Quanto tutto questo abbia a che fare con la democrazia davvero esercitata o esercitabile da parte dei cittadini nella possibile decisione in merito ai servizi essenziali, è evidente. La vicenda del referendum sull’acqua pubblica è li a testimoniarlo Così come il rapporto tra reddito e possibilità di accesso ai servizi, tanto che aumentano esponenzialmente i casi di morosità e di stacchi coatti dei contatori, su cui agiscono contestualmente la crisi strutturale che impoverisce sempre più persone e la forma proprietaria con cui questi soggetti economici gestiscono i servizi essenziali.

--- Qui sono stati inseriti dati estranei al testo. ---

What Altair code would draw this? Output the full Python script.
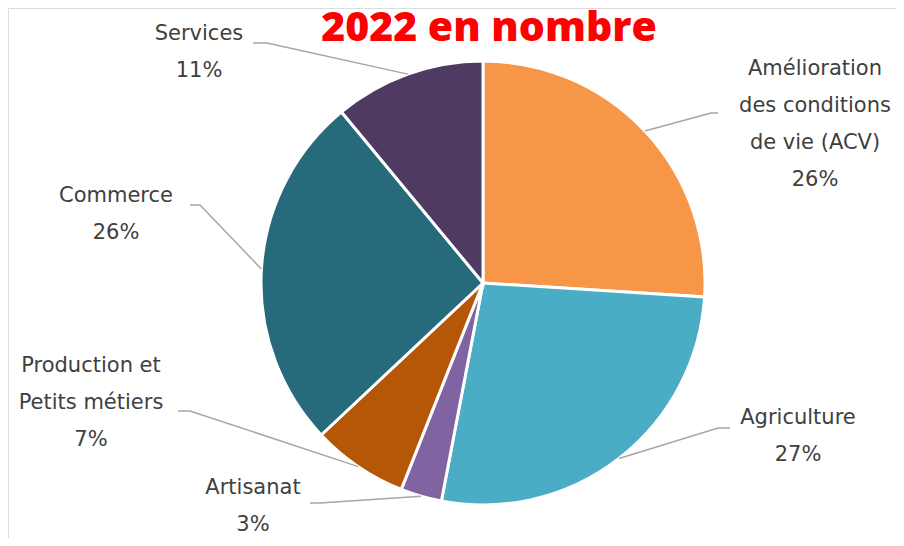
import altair as alt
import pandas as pd
import numpy as np

# ---- data ----
categories = ["Amélioration\ndes conditions\nde vie  (ACV)", "Agriculture", "Artisanat",
              "Production et\nPetits métiers", "Commerce", "Services"]
values = [26, 27, 3, 7, 26, 11]
colors = ["#F79646", "#4BACC6", "#8064A2", "#B65708", "#276A7C", "#4F3B62"]
title_text = "2022 en nombre"

# ---- layout (pixel positions in chart coordinates) ----
W, H = 888, 530
CX, CY, R = 475, 275, 222
# position of the first line of each label
label_pos = [(807, 61), (790, 410), (245, 480), (83, 358), (108, 188), (191, 26)]
elbows = [[(703, 105), (710, 105)], [(710, 420), (722, 420)], [(312, 495), (302, 495)],
          [(182, 403), (170, 403)], [(192, 197), (182, 197)], [(259, 35), (245, 35)]]

df = pd.DataFrame({"cat": categories, "val": values, "idx": range(len(values))})
total = sum(values)
df["label"] = [f"{c}\n{round(v / total * 100)}%" for c, v in zip(categories, values)]
df["lx"] = [p[0] for p in label_pos]
df["ly"] = [p[1] for p in label_pos]

# leader lines: start at mid-angle of each slice on the pie edge
cum = np.cumsum([0] + values)
rows = []
for i, c in enumerate(categories):
    mid = (cum[i] + values[i] / 2) / total * 2 * np.pi
    ex = CX + R * np.sin(mid)
    ey = CY - R * np.cos(mid)
    pts = [(ex, ey)] + elbows[i]
    for k, (px, py) in enumerate(pts):
        rows.append({"cat": c, "k": k, "x": px, "y": py})
lines = pd.DataFrame(rows)

xs = alt.Scale(domain=[0, W], range=[0, W])
ys = alt.Scale(domain=[0, H], range=[0, H])

pie = alt.Chart(df).mark_arc(radius=R, stroke="white", strokeWidth=3).encode(
    theta=alt.Theta("val:Q", stack=True),
    order=alt.Order("idx:Q"),
    color=alt.Color("cat:N", scale=alt.Scale(domain=categories, range=colors), legend=None),
    x=alt.value(CX), y=alt.value(CY),
)

leader = alt.Chart(lines).mark_line(color="#A6A6A6", strokeWidth=1.5).encode(
    x=alt.X("x:Q", scale=xs, axis=None),
    y=alt.Y("y:Q", scale=ys, axis=None),
    detail="cat:N",
    order="k:Q",
)

labels = alt.Chart(df).mark_text(
    font="DejaVu Sans", fontSize=21, color="#404040", align="center", baseline="middle",
    lineBreak="\n", lineHeight=37,
).encode(
    x=alt.X("lx:Q", scale=xs, axis=None),
    y=alt.Y("ly:Q", scale=ys, axis=None),
    text="label:N",
)

title = alt.Chart(pd.DataFrame({"t": [title_text]})).mark_text(
    font="Open Sans", fontSize=41, fontWeight=800, color="#FF0000",
    align="center", baseline="alphabetic",
).encode(x=alt.value(481), y=alt.value(33), text="t:N")

chart = alt.layer(pie, leader, labels, title).properties(
    width=W, height=H, padding=0, autosize=alt.AutoSizeParams(type="none")
).configure_view(stroke="transparent", strokeWidth=0).configure(background="white")

chart.save("out.html", embed_options={"renderer": "svg", "actions": False})
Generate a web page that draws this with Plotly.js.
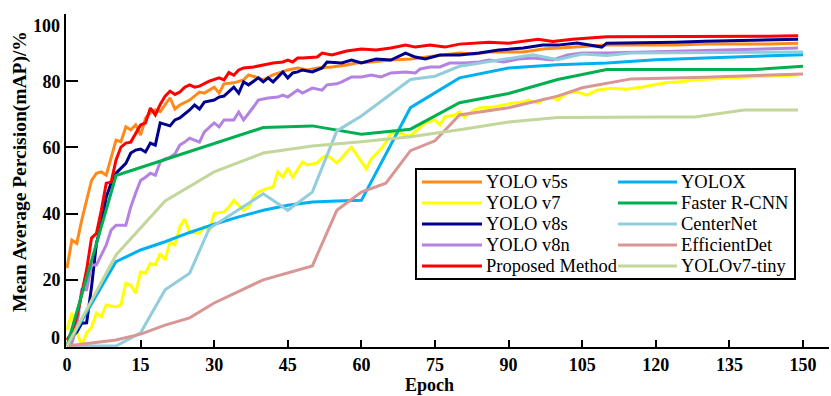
<!DOCTYPE html>
<html><head><meta charset="utf-8">
<script src="https://cdn.plot.ly/plotly-3.0.1.min.js"></script>
<style>html,body{margin:0;padding:0;background:#fff}#chart{width:831px;height:396px}</style>
</head><body><div id="chart"></div>
<script>
// ---- data ----
const v5sX = [0,1,2,3,5,6,7,8,10,11,12,13,14,15,16,17,18,19,21,22,23,25,27,28,30,31,32,34,36,37,39,40,42,44,45,47,49,51,54,57,59,62,66,70,73,77,80,83,86,90,93,97,100,105,110,117,124,130,137,143,149];
const v5sY = [23.5,32,31,38,50,52.2,52.6,51.6,62.2,61.7,66.2,65.3,66.8,63.7,68.8,70.5,71.3,70.8,75,71.6,72.8,74.3,76.7,76.4,78.2,76.4,79.2,79.5,80.4,81.9,81,80.4,81.9,82.8,83.4,84,83.4,84,84.3,84.9,85.5,85.8,86.4,86.7,87.3,87.9,88.5,88.2,88.8,88.8,88.8,89.7,90,90.3,90.9,90.9,90.9,91.2,91.2,91.2,91.5];

const v7X = [0,1,2,3,4,5,6,7,8,10,11,12,13,14,15,16,17,18,19,20,21,22,23,24,25,27,28,29,30,32,33,34,36,37,38,39,41,42,43,44,45,46,48,49,51,52,53,55,56,57,58,60,61,62,64,65,66,68,69,70,72,73,75,76,77,79,80,81,83,84,87,89,91,93,94,96,97,99,100,102,104,106,108,111,114,117,120,122,125,128,131,135,137,141,144,149];
const v7Y = [4.8,10,4.2,0.3,3.9,5.7,10,8.8,12.4,11.8,12.4,19,18.4,16,22.4,22,25,24.5,28,26,31.4,30.5,36,38.4,34.4,34,36,35,40,40.5,42,44,41,42,45,46.5,47.7,48,52.6,51,53.8,51,55.6,54.7,55.3,56.8,57.7,55.3,56.8,58.6,60,55.6,53.5,56.5,59.5,61.6,64.3,64.3,63.7,63.4,66.2,67.4,68.3,66.8,69.2,69.8,70.7,69.2,71.3,71.9,72.2,72.8,73.4,73.7,74.3,73.4,74.6,75,74.3,76.4,76.7,75.8,77.3,77.9,77.6,78.2,78.9,79.5,79.8,80.4,80.7,81,81.3,81.6,81.6,81.9];

const v8sX = [0,1,2,3,4,5,6,7,8,9,10,12,13,14,15,16,17,18,19,21,22,23,25,26,27,28,30,31,32,34,35,36,37,39,40,41,42,44,45,46,47,48,50,52,53,56,58,60,63,66,69,71,73,76,80,84,88,93,97,100,104,109,110,117,124,130,137,143,149];
const v8sY = [0,2.7,4.2,6.9,7,17.8,31,37,45,49.2,52.2,55.2,58.3,59.2,59.5,58.6,61.3,60.7,67.4,66.5,68.3,68.9,71.3,72.8,71.6,73.7,74.3,75.2,75.5,78.2,76.4,79.8,78.9,81,79.8,81,79.8,82.8,81,82.5,82.8,83.4,82.8,84,85.8,85.5,86.4,85.5,86.7,86.4,88.5,87.3,86.7,87.9,87.9,88.5,89.4,90,90.9,90.9,91.5,90.3,91.5,91.6,91.8,92.1,92.4,92.5,92.7];

const v8nX = [0,1,2,3,4,5,6,8,9,10,12,13,14,15,16,17,18,19,20,21,22,23,24,25,27,28,30,31,32,34,35,36,38,39,41,43,44,45,47,48,50,52,53,55,56,58,60,62,64,66,69,71,72,74,76,78,81,84,86,89,92,95,97,99,102,105,110,117,124,132,137,149];
const v8nY = [0,1,5.7,17,17,24.5,24.5,30.5,35,36.5,36.5,42,46.2,50,51,52.2,51.6,55.6,56.5,57,58,60.7,61.6,62.8,61.6,64.7,67.4,66.2,68.3,68.3,70.7,68.3,72.2,74.3,74.9,75.2,75.8,75.2,77.3,76.4,77.9,77.3,78.9,79.2,79.8,81.3,81.3,81.9,81.3,82.5,82.8,82.5,83.7,84.3,84.3,85.5,85.5,85.8,86.4,85.8,86.7,87,86.7,86.4,87.9,88.5,88.5,88.8,89.1,89.4,89.7,90];

const propX = [0,1,2,3,4,5,6,7,8,9,10,11,12,13,14,15,16,17,18,19,20,21,22,23,24,25,26,27,29,30,31,32,33,34,35,36,38,40,42,44,45,46,47,48,51,52,54,57,60,63,66,69,71,74,77,80,83,86,90,93,96,99,103,110,117,124,130,137,143,149];
const propY = [1.8,4.2,8.8,16,23,32.6,34,41,49.2,49.5,56.2,60.1,61.3,61.6,64.3,66.8,67.4,71.9,69.8,73,75.5,77,76,76.7,78.2,78.9,78.2,78.5,80,80.6,81,80.4,82.6,81.8,83.4,84,84.3,84.9,85.5,85.8,86.4,85.8,87,87,87.3,88.5,87.9,89.1,89.7,89.4,90,90.9,90.3,90.9,90.3,91.2,91.5,91.8,91.5,92.1,92.7,92,92.7,93.4,93.4,93.4,93.5,93.4,93.6,93.7];

const yoloxX = [0,10,15,20,25,30,35,40,45,50,55,60,70,80,90,100,110,120,130,140,150];
const yoloxY = [0,25.5,29,31.5,34.3,36.8,39,41,42.5,43.5,43.8,44,72,81,84,85,85.5,86.5,87,87.5,88];

const frcnnX = [0,10,40,50,60,70,80,90,100,110,120,130,140,150];
const frcnnY = [0,51.5,66,66.5,64,65.5,73.5,76.3,80.5,83.5,83.5,83.5,83.5,84.5];

const centerX = [0,10,15,20,25,29,40,45,50,55,60,70,75,80,95,100,105,110,115,130,150];
const centerY = [0,0,4,17,22,35.5,46,41,46.5,65,69.5,80.5,81.5,84.5,88,86.5,88.2,87.8,88.5,88.6,88.8];

const effX = [0,10,15,20,25,30,40,50,55,60,65,70,75,80,90,100,105,115,130,150];
const effY = [0,1.8,3.6,6.3,8.5,13,20,24.2,41,46.5,49.2,59,62,69.8,72,75.5,78,80.7,81.2,82.2];

const tinyX = [0,10,20,30,40,50,60,70,80,90,100,110,120,128,138,149];
const tinyY = [0,27.5,43.8,52.6,58.3,60.4,61.7,63.2,65.3,67.7,69,69.2,69.2,69.2,71.3,71.3];

const xTicks = [0,15,30,45,60,75,90,105,120,135,150];
const yTicks = [0,20,40,60,80,100];

const names = ['YOLO v5s','YOLO v7','YOLO v8s','YOLO v8n','Proposed Method','YOLOX','Faster R-CNN','CenterNet','EfficientDet','YOLOv7-tiny'];
const colors = ['#FF8A1A','#FFFF00','#00008F','#B482E0','#FF0000','#00B0F0','#00B050','#92CDDC','#D99694','#C3D69B'];
const xs = [v5sX,v7X,v8sX,v8nX,propX,yoloxX,frcnnX,centerX,effX,tinyX];
const ys = [v5sY,v7Y,v8sY,v8nY,propY,yoloxY,frcnnY,centerY,effY,tinyY];

// ---- figure ----
const serif = 'Liberation Serif, Times New Roman, serif';
const L = 66, R = 2, T = 14, B = 49, W = 831, H = 396;
const pw = W - L - R, ph = H - T - B;
const fx = px => (px - L) / pw;
const fy = py => (H - B - py) / ph;

const traces = names.map((n, i) => ({
  type: 'scatter', mode: 'lines', name: n, x: xs[i], y: ys[i],
  line: {color: colors[i], width: 3}, hoverinfo: 'skip'
}));

const shapes = [];
const annotations = [];
// legend box
shapes.push({type:'rect', xref:'paper', yref:'paper', x0: fx(416), x1: fx(795), y0: fy(279), y1: fy(169), line:{color:'#000', width:2}, fillcolor:'rgba(255,255,255,1)', layer:'above'});
names.forEach((n, i) => {
  const col = i < 5 ? 0 : 1, row = i % 5;
  const py = 182 + row * 21;
  const lx0 = col ? 618 : 422, lx1 = col ? 677 : 482, tx = col ? 679 : 484;
  shapes.push({type:'line', xref:'paper', yref:'paper', x0: fx(lx0), x1: fx(lx1), y0: fy(py), y1: fy(py), line:{color: colors[i], width: 3}, layer:'above'});
  annotations.push({xref:'paper', yref:'paper', x: fx(tx), y: fy(py), xanchor:'left', yanchor:'middle', text: n, showarrow:false, font:{family: serif, size: 18.5, color:'#000'}});
});
// y tick labels at the ends
annotations.push({xref:'paper', yref:'y', x:0, y:2.4, xanchor:'right', yanchor:'middle', xshift:-4, text:'<b>0</b>', showarrow:false, font:{family:serif, size:18, color:'#000'}});
annotations.push({xref:'paper', yref:'y', x:0, y:96.7, xanchor:'right', yanchor:'middle', xshift:-4, text:'<b>100</b>', showarrow:false, font:{family:serif, size:18, color:'#000'}});
// axis titles
annotations.push({xref:'paper', yref:'paper', x: fx(20), y: fy(172), xanchor:'center', yanchor:'middle', textangle:-90, text:'<b>Mean Average Percision(mAP)/%</b>', showarrow:false, font:{family:serif, size:19.5, color:'#000'}});
annotations.push({xref:'paper', yref:'paper', x: fx(429), y: fy(384.5), xanchor:'center', yanchor:'middle', text:'<b>Epoch</b>', showarrow:false, font:{family:serif, size:18, color:'#000'}});

const layout = {
  width: W, height: H,
  margin: {l: L, r: R, t: T, b: B, pad: 0},
  paper_bgcolor: '#fff', plot_bgcolor: '#fff',
  showlegend: false,
  xaxis: {
    range: [-0.2, 155.3], tickvals: xTicks, ticktext: xTicks.map(String),
    ticks: 'inside', ticklen: 7, tickwidth: 2, tickcolor: '#000',
    showline: true, linewidth: 2, linecolor: '#000', showgrid: false, zeroline: false,
    tickfont: {family: serif, size: 18, color: '#000', weight: 'bold'}
  },
  yaxis: {
    range: [-0.3, 100.3], tickvals: yTicks, ticktext: yTicks.map(v => (v === 0 || v === 100) ? '' : String(v)),
    ticks: 'inside', ticklen: 12, tickwidth: 2, tickcolor: '#000',
    showline: true, linewidth: 2, linecolor: '#000', showgrid: false, zeroline: false,
    tickfont: {family: serif, size: 18, color: '#000', weight: 'bold'}
  },
  shapes: shapes, annotations: annotations
};
Plotly.newPlot('chart', traces, layout, {staticPlot: true, displayModeBar: false});
</script>
</body></html>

Come tutto questo si faccia “geografia” politica ed economica diventa quindi più chiaro. Mentre la politica giocherella pubblicamente con il tema delle macroregioni, nei fatti e proprio utilizzando gli strumenti finanziari e di concentrazione/fusione delle multiutilities le va materializzando, in particolare al centro-nord Italia. Intere porzioni del paese sono di fatto controllate da multitutilities che impongono economie di scala, per le quali i territori fanno parte di un generale asset produttivo e relativa impiantistica senza alcuna distinzione e pertinenza regionale, spingendo verso l’“industrializzazione” dei settori. Come nei rifiuti, in netta antitesi con le esperienze più virtuose in Italia caratterizzate in modo esclusivo proprio dal pubblico e in forme di aggregazione al massimo provinciale. In questo senso, il decreto Sblocca Italia, con la previsione di nuovi otto inceneritori, spinge proprio verso il rafforzamento del settore dei colossi, gli unici in grado di sostenere costi e know how di mega impianti. Tanto che anche Cassa depositi e Prestiti da tempo ha messo l’accento sulla “peccaminosa” frammentazione delle forme di gestione dei rifiuti, proponendosi come soggetto attivo di una necessaria industrializzazione, ovviamente in capo alle maggiori multituility. Ne parleremo nel prossimo articolo in cui affronteremo il ruolo dello stato e del pubblico, all’epoca dell’estrattivismo.